Dan Liljenquist is a proud former Bain consultant, a conservative-backed Republican trying to knock off longtime Republican Sen. Orrin Hatch of Utah in a primary, and ... a supporter of reinstating liberal hobbyhorse Glass-Steagall?
At a town hall meeting Saturday, in which Liljenquist repeatedly touted his tenure at "Mitt's company” -- a reference to Bain & Co. -- Liljenquist was asked, “Are you in favor of reinstituting Glass-Steagall?” the Depression-era law that put a firewall between investment and deposit banks.
“I am in favor of reinstituting Glass-Steagall,” he says in a video of the event uploaded to YouTube by user Joseph Antley, “but let's take it offline. It's very complicated for most people,” he says to the audience member, who had asked several questions. “I'd reinstate Glass-Steagall. We'd put the wall back up between investment banks (think Goldman Sachs) and deposit banks (think Wells Fargo),” he said in response to a separate question at the same event, according to a transcript from local blogger John English.
Considering that anti-Wall Street hero and Massachusetts Democrat Elizabeth Warren has had a hard time attracting Democratic support for her call to reinstate Glass-Steagell, it’s interesting to hear a conservative Utah Republican voice support for the bank regulation. Especially considering that in the same town hall, Liljenquist said he is a "huge Mitt Romney supporter" and vowed that he would "use every ounce of my training at Bain Consulting and in the private sector to dive into the financial issues of our time.”
“I’m a little surprised to hear that,” said Tim Chambless of the Hinckley Institute of Politics at the University of Utah, a frequent commenter on Utah politics. So surprised, in fact, that Chambless wanted to hold off on responding to it before he could verify the quote and read it for himself.
The Liljenquist campaign did not respond to multiple requests for clarification.
The question came after Liljenquist discussed his opposition to bank bailouts and his belief that Wall Street was engaged in overly risky behavior before the financial crisis. “When you take the downside of that behavior away, then people engage in riskier and riskier and riskier behavior,” he said. “And that’s what happened with Wall Street.

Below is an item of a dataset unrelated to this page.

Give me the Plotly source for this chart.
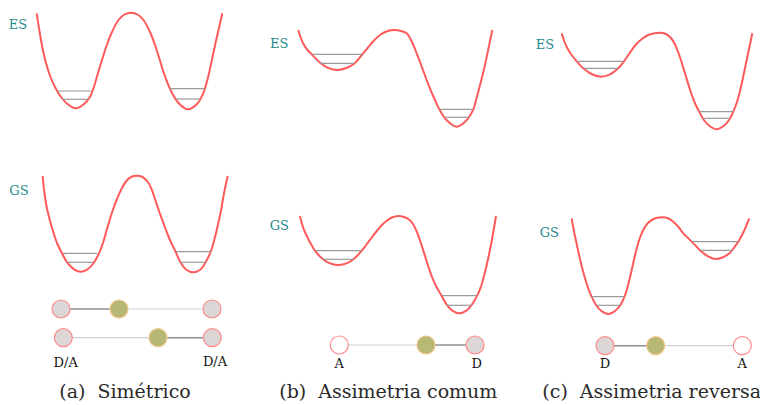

They got away from all good lending practices, they got away from all rationality, they leveraged themselves up 42 to 1 on the dollar thinking, you know what, if this goes south, we’ll get ours and everything will be fine,” he added.
The video of the town hall was embedded in several news stories about the campaign, but Liljenquist’s comment on Glass-Steagall appears to have gone unnoticed, until now.
Liljenquist forced Hatch into a primary, scheduled for later this month, after the veteran senator, who has served 34 years in Washington, failed to secure enough votes at the Utah GOP convention in April to head off an election. While there’s been scant polling, Hatch remains the favorite, but had to move well to the right to shore up conservative support. Sarah Palin endorsed Hatch last month, angering some conservative activists, and while most major conservative super PACs have so far stayed out of the race, they could jump in against him at any moment. Liljenquist has tried to make a big issue of Hatch’s reluctance to confront the challenger in person, and is even planning to debate a cardboard cutout of Hatch on Thursday.